Los relojes se convirtieron en los nuevos símbolos de los magistrados, que además de dinero, ahora buscan que los saluden en los clubes bogotanos y les rindan la pleitesía que de niños ellos rindieron. No busca reivindicación, sino venganza. 

El juez no es el que llega para convertir la toga en uniforme y el mallete en la venganza. No. 

Qué dolor, exclaman los incautos. Qué rabia, exclaman las víctimas. Pero yo ya lo sabía. Lo supe desde el consultorio jurídico. 

En 199 llegué al Juzgado - uno que tramitaba asuntos menores- y desde ese momento entendí que muchos jueces estaban ahí, no para servir sino para cobrar venganza. 

La mirada, la forma de saludar (o de no saludar, mejor) y otras actitudes me indicaron que ellos no se percibían como servidores públicos, sino sirvientes públicos, y ello los autorizaba a maltratar al usuario. 

Lo supe yo, que mi tarjeta profesional aún estaba sin usar. 

Y ellos ascendieron, muchos pagando favores a políticos que producen aún más nauseas. Llevaban su muñeca sin decorado, y sabían que el respeto se lograba cuando en ella pudieran ostentar un buen Rolex. Brillante, límpido, y reluciente, para que contrastara con su alma. 

Empezaron por los restaurantes, donde los manjares se sazonaban con dólares producto de lavado de dinero. ¡Oh, Giorgio Sale, gran cocinero!

Y luego de coptar los restaurantes, ellos querían la presa mayor. Los clubes ya no serían esquivos, y a punta de enroques, algunos judiciales y con sellos oficiales, ingresaron como socios de estos lugares. 

Esa era su nueva conquista. 

Ya eran, los magistrados, dignos de alabanza y pleitesía: Sus pulseras excesivas y los fines tapetes del club bajo sus pies, que debían ir protegidos por zapatos italianos, no fuera que usar marcas menores les recordara su pasado. 

Ahora falta la cereza sobre la cúspide del postre, que no podía ser otra que hacerse millonario. No querían engalanar su pared con títulos, faltaba más, o que hijos fueran los mejores, pues eso para qué si habrá herencia. No, ahora la cuenta se debía hinchar. El magro sueldo de 28 millones ya no es suficiente, mucho menos digno, de su alteza. 

Las sentencias y los autos de detención serían la moneda de curso legal en el palacio. Y los males del país, la guerrilla y los paras, permitían que las providencias judiciales perjudicaran a cualquiera, incluso a los inocentes. 

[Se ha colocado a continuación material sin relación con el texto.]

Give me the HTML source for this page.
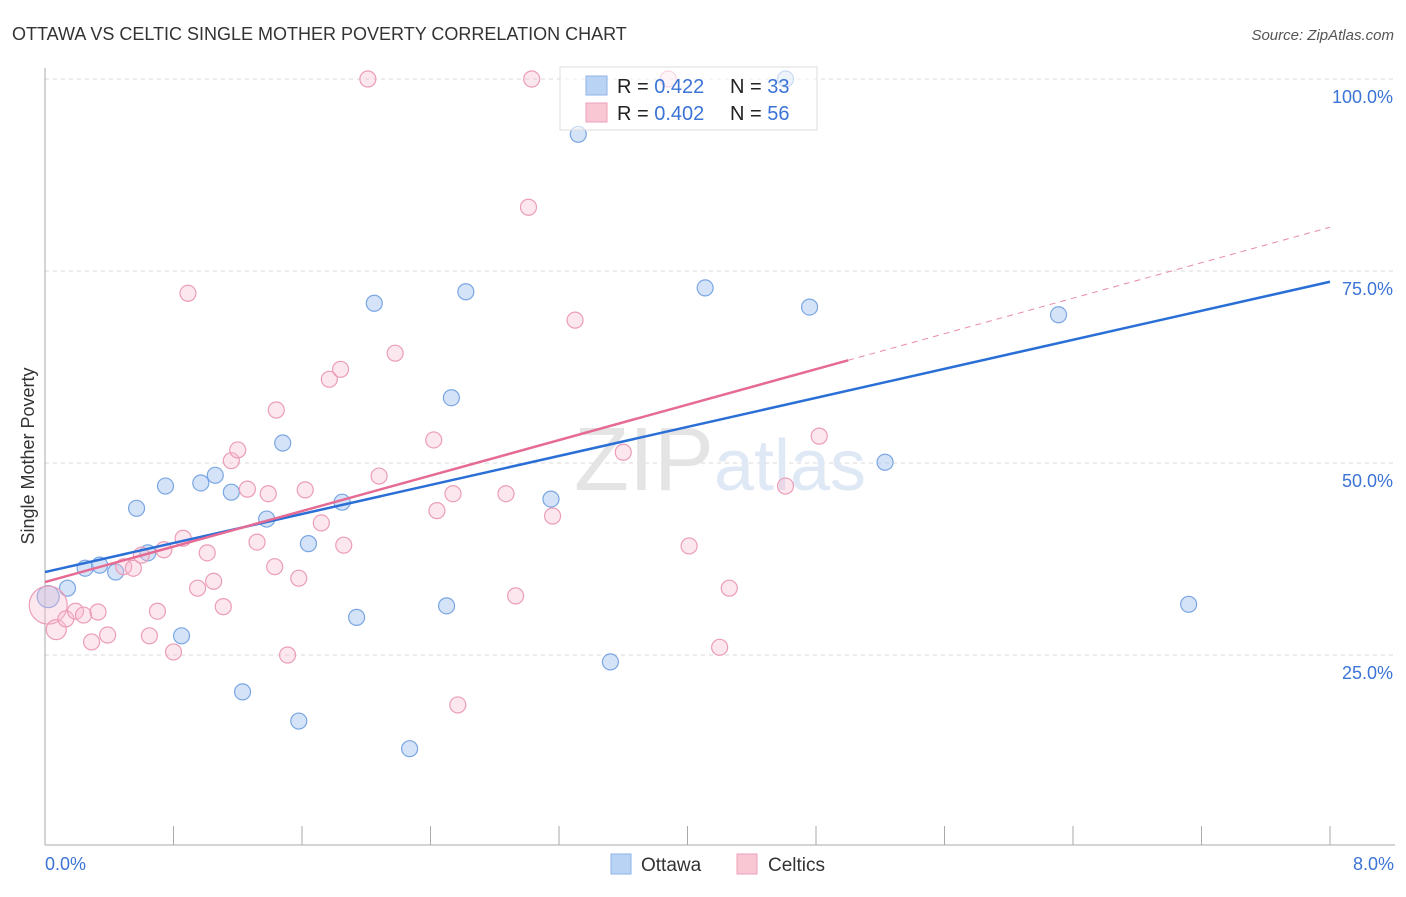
<!DOCTYPE html>
<html><head><meta charset="utf-8"><style>
body{margin:0;background:#fff;font-family:"Liberation Sans",sans-serif}
svg text{font-family:"Liberation Sans",sans-serif}
</style></head><body>
<svg width="1406" height="892" viewBox="0 0 1406 892">
<text x="12" y="40" font-size="18" fill="#333">OTTAWA VS CELTIC SINGLE MOTHER POVERTY CORRELATION CHART</text>
<text x="1394" y="40" font-size="15" fill="#555" font-style="italic" text-anchor="end">Source: ZipAtlas.com</text>
<g id="grid"></g>
<text x="720" y="490" font-size="90" fill="#e8e8e8" text-anchor="middle" font-family="Liberation Serif"><tspan fill="#e4e4e4">ZIP</tspan><tspan fill="#dfe8f5" font-family="Liberation Sans" font-size="72">atlas</tspan></text>
<g id="axes"></g>
<g id="pts"></g>
<g id="lines"></g>
<text transform="translate(34,456) rotate(-90)" font-size="18" fill="#333" text-anchor="middle">Single Mother Poverty</text>
<text x="45" y="870" font-size="18" fill="#3b74d6">0.0%</text>
<text x="1394" y="870" font-size="18" fill="#3b74d6" text-anchor="end">8.0%</text>
<g>
<rect x="560" y="67" width="257" height="63" fill="#fff" fill-opacity="0.6" stroke="#ddd"/>
<rect x="586" y="76" width="21" height="19" fill="#b9d3f5" stroke="#8fb3e6"/>
<rect x="586" y="103" width="21" height="19" fill="#f9c6d4" stroke="#eda0b8"/>
<text x="617" y="93" font-size="20" fill="#222">R = <tspan fill="#3b74d6">0.422</tspan></text>
<text x="730" y="93" font-size="20" fill="#222">N = <tspan fill="#3b74d6">33</tspan></text>
<text x="617" y="120" font-size="20" fill="#222">R = <tspan fill="#3b74d6">0.402</tspan></text>
<text x="730" y="120" font-size="20" fill="#222">N = <tspan fill="#3b74d6">56</tspan></text>
</g>
<g>
<rect x="611" y="854" width="20" height="20" fill="#b9d3f5" stroke="#8fb3e6"/>
<text x="641" y="871" font-size="19" fill="#333">Ottawa</text>
<rect x="737" y="854" width="20" height="20" fill="#f9c6d4" stroke="#eda0b8"/>
<text x="768" y="871" font-size="19" fill="#333">Celtics</text>
</g>
</svg>
<script>
const yTicks=[25,50,75,100];
const yTickLabels=["25.0%","50.0%","75.0%","100.0%"];
const xTickCount=10;
const ottawaX=[0.02,0.14,0.25,0.34,0.44,0.64,0.57,0.75,0.85,0.97,1.06,1.16,1.23,1.38,1.48,1.58,1.64,1.85,1.94,2.05,2.27,2.50,2.53,2.62,3.15,3.32,3.52,4.11,4.76,4.61,5.23,6.31,7.12];
const ottawaY=[32.6,33.7,36.3,36.7,35.8,38.3,44.1,47.0,27.5,47.4,48.4,46.2,20.2,42.7,52.6,16.4,39.5,44.9,29.9,70.8,12.8,31.4,58.5,72.3,45.3,92.8,24.1,72.8,70.3,100,50.1,69.3,31.6];
const celticsX=[0.02,0.07,0.13,0.19,0.24,0.29,0.33,0.39,0.49,0.55,0.60,0.65,0.70,0.74,0.80,0.86,0.89,0.95,1.01,1.05,1.11,1.16,1.20,1.26,1.32,1.39,1.43,1.44,1.51,1.58,1.62,1.72,1.77,1.84,1.86,2.01,2.08,2.18,2.42,2.44,2.54,2.57,2.87,2.93,3.01,3.03,3.16,3.30,3.60,3.88,4.01,4.20,4.26,4.61,4.82];
const celticsY=[31.5,28.3,29.7,30.7,30.2,26.7,30.6,27.6,36.5,36.3,38.0,27.5,30.7,38.7,25.4,40.2,72.1,33.7,38.3,34.6,31.3,50.3,51.7,46.6,39.7,46.0,36.5,56.9,25.0,35.0,46.5,42.2,60.9,62.2,39.3,100,48.3,64.3,53.0,43.8,46.0,18.5,46.0,32.7,83.3,100,43.1,68.6,51.4,100,39.2,26.0,33.7,47.0,53.5];
const ottawaTrend=[35.8,73.6];
const celticsTrend=[34.5,80.7];
const celticsSolidEnd=5.0;
const NS="http://www.w3.org/2000/svg";
const X0=45,X1=1330,Y0=847,Y100=79;
const sx=v=>X0+v/8*(X1-X0);
const sy=v=>Y0-v/100*(Y0-Y100);
function mk(tag,at,parent){const e=document.createElementNS(NS,tag);for(const k in at)e.setAttribute(k,at[k]);parent.appendChild(e);return e;}
const grid=document.getElementById('grid'),axes=document.getElementById('axes'),pts=document.getElementById('pts'),lines=document.getElementById('lines');
yTicks.forEach((t,i)=>{
 const l=mk('line',{x1:X0,x2:1395,y1:sy(t),y2:sy(t),stroke:'#d8d8d8','stroke-dasharray':'4,4'},grid);
 
 
 const tx=mk('text',{x:1393,y:sy(t)+24,'font-size':18,fill:'#3b74d6','text-anchor':'end'},grid);
 tx.textContent=yTickLabels[i];
 
 
});
let a=mk('line',{x1:X0,x2:X0,y1:68,y2:845,stroke:'#aaa'},axes);


a=mk('line',{x1:X0,x2:1395,y1:845,y2:845,stroke:'#aaa'},axes);


for(let k=1;k<=xTickCount;k++){
 const x=sx(k*0.8);
 const t=mk('line',{x1:x,x2:x,y1:826,y2:845,stroke:'#aaa'},axes);
 
 
}
ottawaX.forEach((v,i)=>{
 const c=mk('circle',{cx:sx(v),cy:sy(ottawaY[i]),r:i==0?11:8,fill:'rgba(170,200,242,0.5)',stroke:'#7aa6e3','stroke-width':1.2},pts);
 
 
});
celticsX.forEach((v,i)=>{
 const c=mk('circle',{cx:sx(v),cy:sy(celticsY[i]),r:i==0?19:(i==1?10:8),fill:'rgba(248,185,205,0.35)',stroke:'#eb9db7','stroke-width':1.2},pts);
 
 
});
const pAt=x=>celticsTrend[0]+(celticsTrend[1]-celticsTrend[0])*x/8;
let l=mk('line',{x1:sx(celticsSolidEnd),y1:sy(pAt(celticsSolidEnd)),x2:sx(8),y2:sy(celticsTrend[1]),stroke:'#e98aa9','stroke-width':1,'stroke-dasharray':'6,5'},lines);


l=mk('line',{x1:sx(0),y1:sy(ottawaTrend[0]),x2:sx(8),y2:sy(ottawaTrend[1]),stroke:'#2a6fd6','stroke-width':2.5},lines);


l=mk('line',{x1:sx(0),y1:sy(celticsTrend[0]),x2:sx(celticsSolidEnd),y2:sy(pAt(celticsSolidEnd)),stroke:'#e56b94','stroke-width':2.5},lines);


</script>
</body></html>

Y ahí estaba el negocio: Si se podía absolver a un culpable, que había pagado, ¿por qué no cobrarle a un inocente para que no lo investigaran? Y ahí empezó la fiesta, donde los asistentes son los que ya reposan en celdas americanas. De otra forma no podía ser, pues por acá la justicia no funciona. 

O mejor: funciona para los que no son inocentes ¿o no, señor magistrado?